As the truck slows, Travis Walton steps out and walks toward the light while the others remain inside, watching distance open up between him and safety. According to the crew, a beam or burst of light strikes Travis and knocks him back, and panic takes over before anyone can process what they saw. The driver, Mike Rogers, accelerates away, and the moral weight of that choice becomes part of the story’s gravity. Minutes later, fear turns into responsibility and they return, only to find the glow gone and Travis gone too. From an investigative standpoint, that sequence creates a nightmare: an empty clearing offers no injured person to rescue, no obvious trail, no clear evidence of a struggle, and no easy explanation. The timeline becomes the anchor, while every detail about the object remains a reported claim that shifts slightly across retellings, making the case both compelling and hard to pin down.

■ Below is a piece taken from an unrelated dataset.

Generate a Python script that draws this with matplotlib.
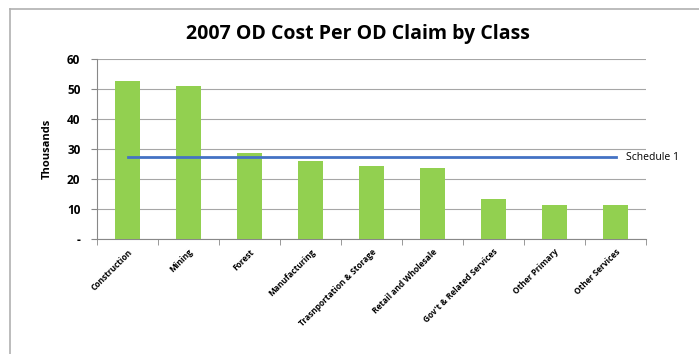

Law enforcement enters immediately, not as a sci-fi audience but as officers facing a missing man report with unusual witnesses. The crew must repeat a story that makes them sound suspicious at the worst possible moment: they admit they fled, they admit they left Travis behind, and they cannot provide a conventional cause. Searches expand through Turkey Springs with flashlights, then continue in daylight with more people and even aerial support, yet still turn up no sign of Travis Walton. As days pass, the case sits between two categories that rarely mix cleanly: a potential crime investigation and a UFO report. Investigators naturally ask about arguments, motives, and whether the UFO account could be a cover story. Skeptics later point to pressures like work contracts and attention incentives, while supporters point to the risk the crew took by sticking with an unbelievable narrative that invited scrutiny rather than sympathy.

Public attention escalates as reporters and UFO investigators circle while Travis remains missing, and polygraph examinations become part of the controversy. Polygraphs do not prove truth in a scientific sense, but they often shape public belief because they appear to offer a simple verdict in a complicated situation. The episode’s most important takeaway is how the story changes when you start with the disappearance instead of the aliens: a real family waits, officers search, and witnesses live with the consequences of running. Then, nearly five days later, a phone call reports Travis is alive, ending the immediate emergency but opening the bigger question of missing time. Whether you view the Travis Walton UFO incident as evidence of alien abduction, a hoax, or a pressure-cooker misunderstanding, the case persists because it combines a concrete timeline with an unresolved gap. It leaves listeners with uncomfortable questions about fear, responsibility, and what it means to be certain about something you only saw for seconds in the dark.